Monday, April 9, 2018

Fly Tying: Dancing Damsel

Damselflies will often make their first appearance when the water temperatures rise in the late spring and early summer. Although they can be found in virtually every body of water they are particularly abundant in weedy shallow lakes. The great damsel migration begins when large numbers of damsel nymphs begin to wiggle away from their underwater homes to try and reach the shore where they will molt into adults.

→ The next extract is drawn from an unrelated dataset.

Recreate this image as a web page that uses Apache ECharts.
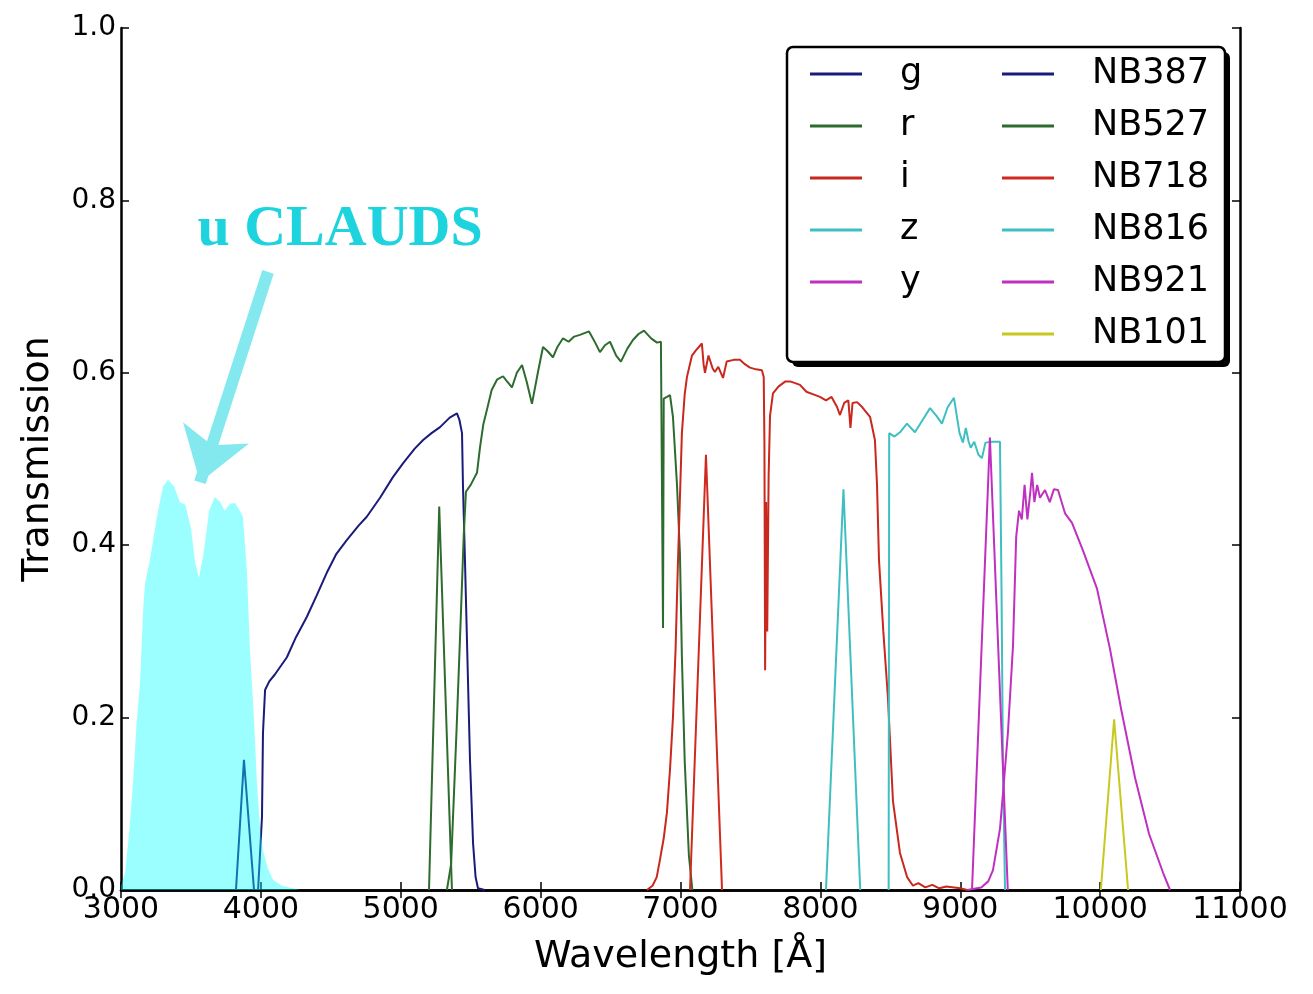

Aquatic predators will key in on the migration and gorge themselves until the migration is over.

The Dancing Damsel is a pattern that I came up with to try and match the naturals that I observed. During the migration the fish aren't too particular about what patterns you use however they soon wise up as the fishing pressure increases and they are continuously fooled.

Dancing Damsel

Material List
TMC - 2457 - Size 14
Uni-Thread - 8/0 - Olive
Mono Eyes - 10# 0.012' test
UTC Ultra Wire - Olive
Mercer's Buggy Dubbing - Olive
Peacock Herl
Marabou Plume - Light Olive
Pheasant Tail - Olive

Fly Tying Instructions
Step 1

Step 1 - Set up your hook

Step 2

Step 2 - Start your thread and tie in about ten strands of marabou fibers.

Step 3

Step 3 - Tie in your wire

Step 4
Step 4a

Step 4 - Wrap the excess marabou fiber butts to about 2/3rds the eye of the hook and cut off the remaining excess.

Step 5

Step 5 - Wrap the wire to form the ribbing.

Step 6

Step 6 - Tie in about five strands of peacock herl. Pull them back for now so that they are out of the way.

Step 7

Step 7 - Dub in some dubbing halfway up the bare shank.

Step 8
Step 8a

Step 8 - Tie in three pheasant tails fibers that will be used to represent the legs on both sides.

Step 9

Step 9 - To make the mono eyes cut off a bit of 10# monofilament and burn off the ends until you get the shape you want. Tie in the mono eyes using a few figure-eight wraps.

Step 10

Step 10 - Add in a bit more dubbing to hide the legs.

Step 11
Top view

Step 11 - Pull the peacock herl fibers over the mono eyes.

Step 12

Step 12 - Secure and whip finish twice.

Step 13

 Step 13 - Pinch off a bit of the marabou fibers and finished!

Extra Information

I believe that most commercially available damsel nymph patterns are either too big or too long. The majority of the nymphs I've observed here in California are a little bit over an inch long with slim bodies. Tie this fly in light olive, olive, and brown to match the naturals.

I don't often fish damsel patterns as I haven't had the opportunity to fish many trout lakes during May and June when damselflies are most active. Fish hunting damsel nymphs are usually cruising near the surface therefore a floating line with a 4x leader will get the job done. Use slow short strips and make three to five second pauses in-between each strip. Strikes will be subtle so be prepared.